**Do this**
Please write out the lines of the data exactly, beginning with the first and ending with the line containing "CartesianGrid, Cell, LabelList"; leave the pictures behind.

Extracted data entries:
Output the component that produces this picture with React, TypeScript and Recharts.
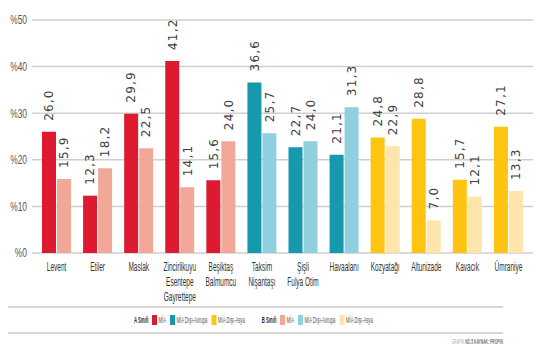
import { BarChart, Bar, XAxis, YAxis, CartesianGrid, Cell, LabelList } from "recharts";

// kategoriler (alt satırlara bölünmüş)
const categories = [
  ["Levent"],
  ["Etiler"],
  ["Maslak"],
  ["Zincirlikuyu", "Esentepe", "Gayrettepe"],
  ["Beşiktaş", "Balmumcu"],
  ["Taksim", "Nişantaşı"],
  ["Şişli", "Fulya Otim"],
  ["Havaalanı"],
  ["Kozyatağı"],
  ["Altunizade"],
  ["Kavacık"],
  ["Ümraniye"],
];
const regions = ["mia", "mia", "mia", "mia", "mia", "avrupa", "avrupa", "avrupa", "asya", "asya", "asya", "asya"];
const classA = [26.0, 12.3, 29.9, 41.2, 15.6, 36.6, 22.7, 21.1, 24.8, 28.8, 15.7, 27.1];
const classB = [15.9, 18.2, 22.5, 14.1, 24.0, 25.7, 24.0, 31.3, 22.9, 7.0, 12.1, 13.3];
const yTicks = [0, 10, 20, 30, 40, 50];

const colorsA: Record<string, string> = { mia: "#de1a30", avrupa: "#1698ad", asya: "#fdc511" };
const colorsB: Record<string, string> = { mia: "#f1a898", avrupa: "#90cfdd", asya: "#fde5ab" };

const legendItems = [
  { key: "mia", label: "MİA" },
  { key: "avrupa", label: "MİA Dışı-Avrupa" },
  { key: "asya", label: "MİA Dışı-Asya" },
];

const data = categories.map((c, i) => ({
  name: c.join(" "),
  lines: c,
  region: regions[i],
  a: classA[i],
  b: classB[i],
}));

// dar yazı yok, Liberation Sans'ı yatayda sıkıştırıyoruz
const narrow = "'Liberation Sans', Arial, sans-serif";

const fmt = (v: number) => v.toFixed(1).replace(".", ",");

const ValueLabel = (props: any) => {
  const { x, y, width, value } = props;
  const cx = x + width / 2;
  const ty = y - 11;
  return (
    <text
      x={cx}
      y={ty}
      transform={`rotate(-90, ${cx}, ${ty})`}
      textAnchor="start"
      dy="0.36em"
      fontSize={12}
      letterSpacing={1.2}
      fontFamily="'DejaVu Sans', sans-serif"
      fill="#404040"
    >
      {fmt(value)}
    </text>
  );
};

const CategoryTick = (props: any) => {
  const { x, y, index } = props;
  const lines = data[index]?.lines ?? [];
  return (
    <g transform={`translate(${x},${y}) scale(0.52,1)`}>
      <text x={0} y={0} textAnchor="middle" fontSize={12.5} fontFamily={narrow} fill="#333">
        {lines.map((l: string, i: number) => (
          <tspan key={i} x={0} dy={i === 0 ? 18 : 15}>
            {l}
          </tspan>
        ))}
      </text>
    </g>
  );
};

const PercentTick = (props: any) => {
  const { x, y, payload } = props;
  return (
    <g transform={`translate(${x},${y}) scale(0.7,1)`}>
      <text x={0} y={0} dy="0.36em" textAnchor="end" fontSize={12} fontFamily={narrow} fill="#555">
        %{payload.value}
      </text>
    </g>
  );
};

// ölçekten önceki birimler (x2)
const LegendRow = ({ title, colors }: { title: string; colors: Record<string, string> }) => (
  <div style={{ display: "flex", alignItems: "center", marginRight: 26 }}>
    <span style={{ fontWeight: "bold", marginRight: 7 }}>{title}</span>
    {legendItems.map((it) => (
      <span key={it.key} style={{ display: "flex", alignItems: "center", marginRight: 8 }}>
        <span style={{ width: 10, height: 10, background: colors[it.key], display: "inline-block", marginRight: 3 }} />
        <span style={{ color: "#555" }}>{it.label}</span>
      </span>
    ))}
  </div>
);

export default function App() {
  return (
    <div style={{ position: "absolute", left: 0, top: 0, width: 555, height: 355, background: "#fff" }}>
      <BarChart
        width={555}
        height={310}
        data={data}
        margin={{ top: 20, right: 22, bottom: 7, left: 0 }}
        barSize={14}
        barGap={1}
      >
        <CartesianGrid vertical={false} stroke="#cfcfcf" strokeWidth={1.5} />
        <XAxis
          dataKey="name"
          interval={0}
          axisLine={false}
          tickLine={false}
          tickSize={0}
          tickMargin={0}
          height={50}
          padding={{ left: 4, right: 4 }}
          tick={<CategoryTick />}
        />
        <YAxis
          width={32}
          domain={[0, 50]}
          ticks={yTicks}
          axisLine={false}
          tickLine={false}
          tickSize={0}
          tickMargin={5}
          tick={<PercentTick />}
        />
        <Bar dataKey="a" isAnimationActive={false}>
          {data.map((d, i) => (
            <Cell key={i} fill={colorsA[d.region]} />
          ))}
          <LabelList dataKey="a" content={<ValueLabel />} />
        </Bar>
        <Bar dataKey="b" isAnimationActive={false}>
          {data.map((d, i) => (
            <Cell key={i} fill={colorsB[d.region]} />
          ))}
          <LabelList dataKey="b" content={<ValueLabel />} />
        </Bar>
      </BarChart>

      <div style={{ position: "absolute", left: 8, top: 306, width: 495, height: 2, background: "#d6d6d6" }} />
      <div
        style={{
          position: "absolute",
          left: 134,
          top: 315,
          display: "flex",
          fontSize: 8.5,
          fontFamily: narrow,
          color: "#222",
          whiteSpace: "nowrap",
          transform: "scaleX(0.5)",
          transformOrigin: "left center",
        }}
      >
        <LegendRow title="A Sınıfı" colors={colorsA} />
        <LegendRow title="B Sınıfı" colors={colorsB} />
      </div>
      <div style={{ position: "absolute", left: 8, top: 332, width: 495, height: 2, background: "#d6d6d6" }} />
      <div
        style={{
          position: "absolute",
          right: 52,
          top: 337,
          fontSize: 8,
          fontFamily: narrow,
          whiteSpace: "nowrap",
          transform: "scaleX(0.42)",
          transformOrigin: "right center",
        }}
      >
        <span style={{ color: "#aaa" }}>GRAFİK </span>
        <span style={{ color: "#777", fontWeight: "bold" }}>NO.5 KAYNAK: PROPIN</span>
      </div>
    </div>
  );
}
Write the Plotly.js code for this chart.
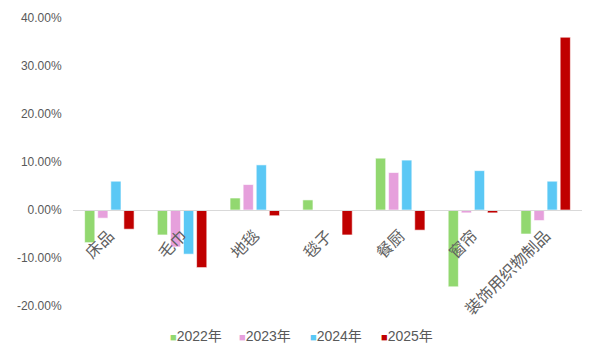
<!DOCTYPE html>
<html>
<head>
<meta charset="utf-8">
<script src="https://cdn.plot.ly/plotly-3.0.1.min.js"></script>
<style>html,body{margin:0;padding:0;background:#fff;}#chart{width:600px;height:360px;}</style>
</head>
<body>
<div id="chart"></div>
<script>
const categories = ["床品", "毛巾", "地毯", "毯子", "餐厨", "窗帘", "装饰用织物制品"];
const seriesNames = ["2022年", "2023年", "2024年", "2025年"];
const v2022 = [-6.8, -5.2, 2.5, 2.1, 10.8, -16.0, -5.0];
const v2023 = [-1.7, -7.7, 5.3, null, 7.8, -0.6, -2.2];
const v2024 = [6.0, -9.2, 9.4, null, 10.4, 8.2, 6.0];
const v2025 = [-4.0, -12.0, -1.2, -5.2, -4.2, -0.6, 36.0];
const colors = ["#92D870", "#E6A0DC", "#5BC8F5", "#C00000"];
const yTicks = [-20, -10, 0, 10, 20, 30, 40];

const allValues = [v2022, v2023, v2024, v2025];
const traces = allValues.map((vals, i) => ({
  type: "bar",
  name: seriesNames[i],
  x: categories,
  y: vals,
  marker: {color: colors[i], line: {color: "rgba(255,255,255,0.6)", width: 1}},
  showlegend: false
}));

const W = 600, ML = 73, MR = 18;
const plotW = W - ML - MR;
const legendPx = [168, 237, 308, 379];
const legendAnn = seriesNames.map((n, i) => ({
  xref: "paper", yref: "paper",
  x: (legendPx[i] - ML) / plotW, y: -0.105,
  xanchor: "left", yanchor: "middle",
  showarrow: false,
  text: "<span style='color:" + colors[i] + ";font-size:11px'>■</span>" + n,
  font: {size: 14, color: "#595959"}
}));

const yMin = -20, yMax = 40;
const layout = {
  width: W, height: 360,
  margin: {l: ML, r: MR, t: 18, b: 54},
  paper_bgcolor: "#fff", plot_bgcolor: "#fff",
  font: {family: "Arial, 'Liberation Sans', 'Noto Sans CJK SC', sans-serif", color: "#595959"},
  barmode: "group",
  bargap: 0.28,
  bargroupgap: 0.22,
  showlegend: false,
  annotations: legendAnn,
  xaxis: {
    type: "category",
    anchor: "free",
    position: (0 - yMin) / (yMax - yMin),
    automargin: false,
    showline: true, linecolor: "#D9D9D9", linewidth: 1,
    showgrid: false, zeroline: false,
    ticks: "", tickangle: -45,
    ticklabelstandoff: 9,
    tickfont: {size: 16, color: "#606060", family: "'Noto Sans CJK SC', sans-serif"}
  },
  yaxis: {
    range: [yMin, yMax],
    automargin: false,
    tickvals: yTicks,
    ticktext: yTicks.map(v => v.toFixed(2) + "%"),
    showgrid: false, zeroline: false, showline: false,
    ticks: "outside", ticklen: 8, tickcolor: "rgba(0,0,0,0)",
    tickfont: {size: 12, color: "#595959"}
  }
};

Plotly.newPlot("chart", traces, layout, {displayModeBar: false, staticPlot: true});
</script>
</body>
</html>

**Worked solution**
Output the component that produces this picture with React, TypeScript and Recharts.
import { BarChart, Bar, XAxis, YAxis, CartesianGrid, Cell, LabelList } from "recharts";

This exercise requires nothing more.